Because of M2C [“Mesoamerican/Two Cumorahs” conspiracy of scholars].

A New York depository contradicts M2C because the M2C intellectuals and their followers believe the “real” Cumorah is in southern Mexico.

For that reason, the M2C intellectuals claim David Whitmer was wrong. Brigham Young was wrong. Heber C. Kimball was wrong. Wilford Woodruff was wrong. Ultimately, they claim Oliver Cowdery was wrong.
Brother Neville wants—or rather, needs—this to be about being right or being wrong. His goal (which he states and restates on his blogs ad nauseum) is to demonstrate that those who don’t agree with his assertion that the New York drumlin is the hill Cumorah of the Book of Mormon are “rejecting the prophets,” ergo, his beliefs are the correct ones and those beliefs that oppose his are heretical.

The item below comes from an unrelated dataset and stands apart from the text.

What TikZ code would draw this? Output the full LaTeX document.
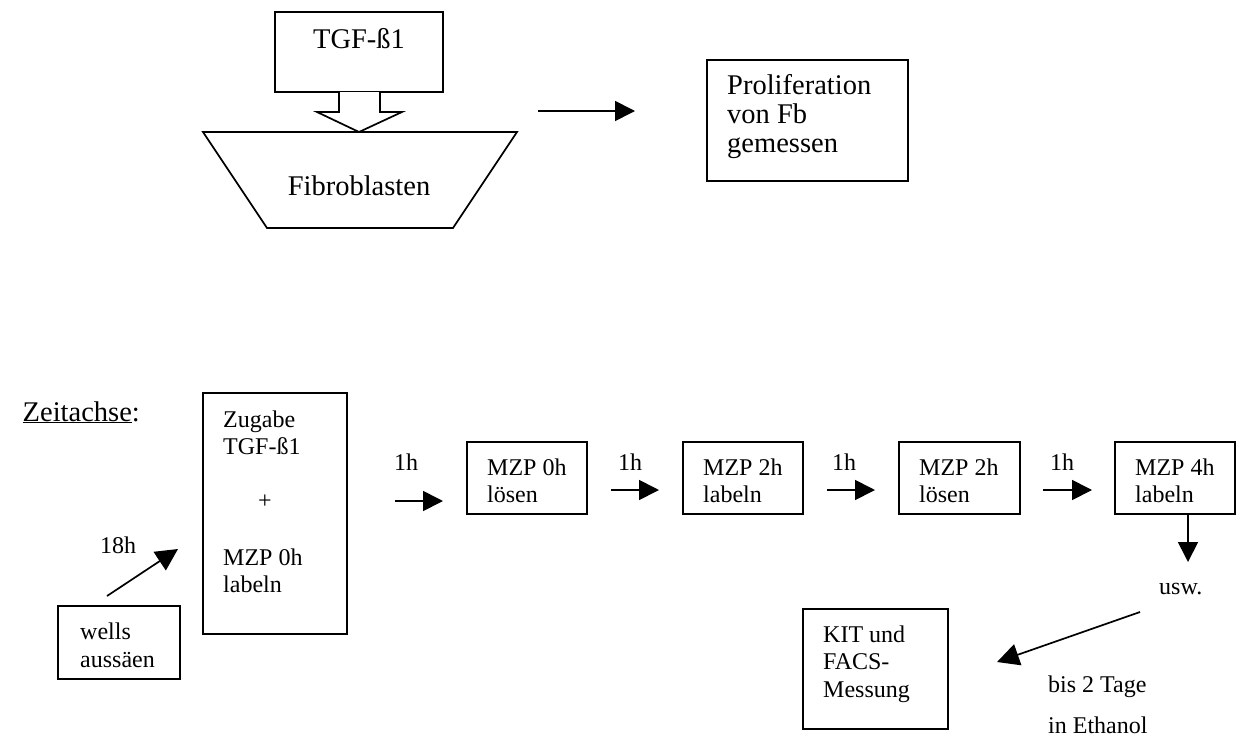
\documentclass[tikz,border=0pt]{standalone}
\usepackage{fontspec}
\setmainfont{Liberation Serif}
\usetikzlibrary{arrows.meta}
\begin{document}
\begin{tikzpicture}[x=1pt,y=-1pt,
  box/.style={draw,line width=1.7pt,inner sep=0pt},
  big/.style={font=\fontsize{28.5}{33}\selectfont,inner sep=0pt},
  txt/.style={font=\fontsize{24}{27}\selectfont,inner sep=0pt,anchor=base west},
  arr/.style={line width=1.7pt,-{Triangle[length=20pt,width=20pt]}},
]
\useasboundingbox (0,0) rectangle (1236,736);
% ---------- top part ----------
\node[box,minimum width=168,minimum height=80] (tgf) at (359,52) {};
\node[big,anchor=base] (tgft) at (359,48) {TGF-ß1};
\draw[line width=1.7pt,line join=miter,fill=white]
  (339,92) -- (339,112) -- (317,112) -- (359,132) -- (402,112) -- (380,112) -- (380,92);
\draw[line width=1.7pt,line join=miter] (203,132) -- (517,132) -- (453,228) -- (267,228) -- cycle;
\node[big,anchor=base] (fib) at (359,195) {Fibroblasten};
\coordinate (a0s) at (538,111);
\coordinate (a0e) at (635,111);
\draw[arr] (a0s) -- (a0e);
\node[box,minimum width=201,minimum height=121] (prol) at (807.5,120.5) {};
\node[big,anchor=base west] (prolt1) at (727,94) {Proliferation};
\node[big,anchor=base west] (prolt2) at (727,123) {von Fb};
\node[big,anchor=base west] (prolt3) at (727,152) {gemessen};
% ---------- time axis ----------
\node[big,anchor=base east] (zeit) at (140,421) {\underline{Zeitachse}:};
\node[box,minimum width=122,minimum height=73] (wells) at (119,642.5) {};
\node[txt] (wt1) at (80,639) {wells};
\node[txt] (wt2) at (80,667) {aussäen};
\node[txt] (h18) at (100,553) {18h};
\coordinate (d0s) at (107,596);
\coordinate (d0e) at (178,549);
\draw[arr,-{Triangle[length=22pt,width=22pt]}] (d0s) -- (d0e);
\node[box,minimum width=144,minimum height=241] (zug) at (275,513.5) {};
\node[txt] (zt1) at (223,427) {Zugabe};
\node[txt] (zt2) at (223,454) {TGF-ß1};
\node[txt,anchor=base] (zt3) at (265,508) {+};
\node[txt] (zt4) at (223,565) {MZP 0h};
\node[txt] (zt5) at (223,592) {labeln};
% MZP boxes
\node[box,minimum width=120,minimum height=72] (m1) at (527,478) {};
\node[box,minimum width=120,minimum height=72] (m2) at (743,478) {};
\node[box,minimum width=121,minimum height=72] (m3) at (959.5,478) {};
\node[box,minimum width=120,minimum height=72] (m4) at (1175,478) {};
\node[txt] (m1a) at (487,475) {MZP 0h};
\node[txt] (m1b) at (487,502) {lösen};
\node[txt] (m2a) at (703,475) {MZP 2h};
\node[txt] (m2b) at (703,502) {labeln};
\node[txt] (m3a) at (919,475) {MZP 2h};
\node[txt] (m3b) at (919,502) {lösen};
\node[txt] (m4a) at (1135,475) {MZP 4h};
\node[txt] (m4b) at (1135,502) {labeln};
% 1h arrows
\node[txt] (h1) at (394,470) {1h};
\node[txt] (h2) at (618,470) {1h};
\node[txt] (h3) at (832,470) {1h};
\node[txt] (h4) at (1050,470) {1h};
\coordinate (r1s) at (395,501); \coordinate (r1e) at (443,501);
\coordinate (r2s) at (611,490); \coordinate (r2e) at (659,490);
\coordinate (r3s) at (827,490); \coordinate (r3e) at (875,490);
\coordinate (r4s) at (1043,490); \coordinate (r4e) at (1092,490);
\draw[arr] (r1s) -- (r1e);
\draw[arr] (r2s) -- (r2e);
\draw[arr] (r3s) -- (r3e);
\draw[arr] (r4s) -- (r4e);
% down arrow and usw.
\coordinate (dn) at (1188,562);
\draw[arr] (m4.south -| dn) -- (dn);
\node[txt] (usw) at (1159,594) {usw.};
% KIT box
\coordinate (k0s) at (1140,612);
\coordinate (k0e) at (997,662);
\draw[arr,-{Triangle[length=22pt,width=22pt]}] (k0s) -- (k0e);
\node[box,minimum width=145,minimum height=120] (kit) at (875.5,669) {};
\node[txt] (k1) at (823,642) {KIT und};
\node[txt] (k2) at (823,669) {FACS-};
\node[txt] (k3) at (823,697) {Messung};
\node[txt] (b1) at (1048,692) {bis 2 Tage};
\node[txt] (b2) at (1048,733) {in Ethanol};
\end{tikzpicture}
\end{document}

What he apparently fails to grasp here is that the cave story isn’t something that can be demonstrated to be true or false. We know that Brigham Young believed it. We know that Heber C. Kimball believed it. But who were their sources? And were their sources accurate? We definitely don’t know what Oliver Cowdery or Joseph Smith thought about it—they left no written or dictated accounts of this event. It’s entirely possible that Joseph and Oliver had a vision of a cave and that Oliver’s account of the experience got inflated by others who heard it into an actual experience on the side of the hill where Joseph obtained the plates.

“M2C intellectuals,” as Neville calls them, don’t claim that Brigham or Heber were wrong, let alone that Oliver Cowdery was wrong. Rather, responsible historians examine the evidence and, when it is lacking, use such accounts with caution and discretion—not as a cudgel with which to beat their intellectual opponents.